The Day Everything Changed

By Warren Perry, Catalog of American Portraits, National Portrait Gallery
I understand little about science and less about math. However, many of my heroes are men and women of science and math. And I don’t use the word “hero” as a platitude. A hero is someone who changes the world for the better by taking on a problem or by risking something great. A hero is a meta individual, someone who has an original moment in the world, and after that moment, everything is changed and viewed differently. Remember reading Joseph Campbell in college? But Campbell was talking about myths, about lore, and about legends.
I’m speaking of the tactile, of the real, of those walking among us.
One of my heroes died this past Saturday, August 25, 2012.
Neil Alden Armstrong changed the world. It could have been any of the team of well-trained men who were in the Apollo space program, but it was Neil Armstrong who set foot on another body in the celestial sphere—he walked on the moon. How profound is that statement? Neil Armstrong walked on the moon. He was the first to do it, and he did it with what he termed a literal small step, but a figurative large leap.
There are athletes who come and go, and soldiers who are courageous, and men and women of state who alter the course of history by signing a document, or by going to war, or by stopping a war, or, more rarely—sadly—by helping someone. But Neil Armstrong was the first human to walk on the moon. I appreciate that the work of NASA continues, and the significance of Curiosity’s mission on the surface of Mars is not lost on any of us. But a man walking on the moon—now that is a real game-changer.
I was a little boy—six years old—in 1969. Somewhere in my mother and father’s house in Memphis, Tennessee, in an old photo album, there is a picture my dad took of my little brother, Patrick, and me in front of the television set the night of the lunar landing. I have not seen the picture in a while, but there we are, as I remember it, me on the floor in my pajamas, my little brother in a baby seat beside me, the massive RCA console television there behind us with these men and this contraption and this far-away sphere that was being traversed for this virgin moment, this conquest of science and math, this feat of engineering, courage, and wonder.

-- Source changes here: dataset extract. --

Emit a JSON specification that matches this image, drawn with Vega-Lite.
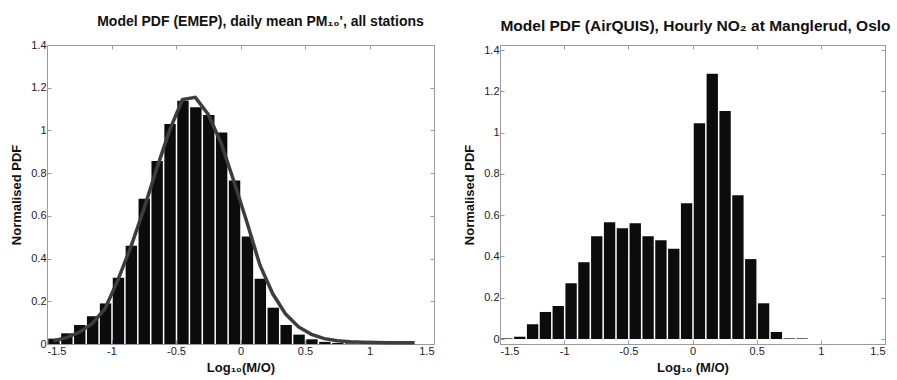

Childhood is a blur. College is a blur. Adulthood is a tide that subsumes us, turns us into bill-paying, career-driven, myopic automatons hurtling toward our known end. But every now and then, there is a moment that changes everything into magic—a truly transcendent moment.
That moment was July 20, 1969.
That was the day—in my world, anyway, and when I grew old enough to think about it and to understand the resonance attached to the event—that people emerged from the swamps and the wars and the rotten minutiae, wiped the mud and blood off themselves, and grew into the universe just a little bit. That was the day that people saw what thinking could do. I was there. I saw it on television.
I was only a child, but everyone knew the importance of that moment. It was the day that the whole world saw it on television, really, and the day we all wished we were with those brave, smart men. That was the day everything changed.
That was the day Neil Armstrong walked on the moon.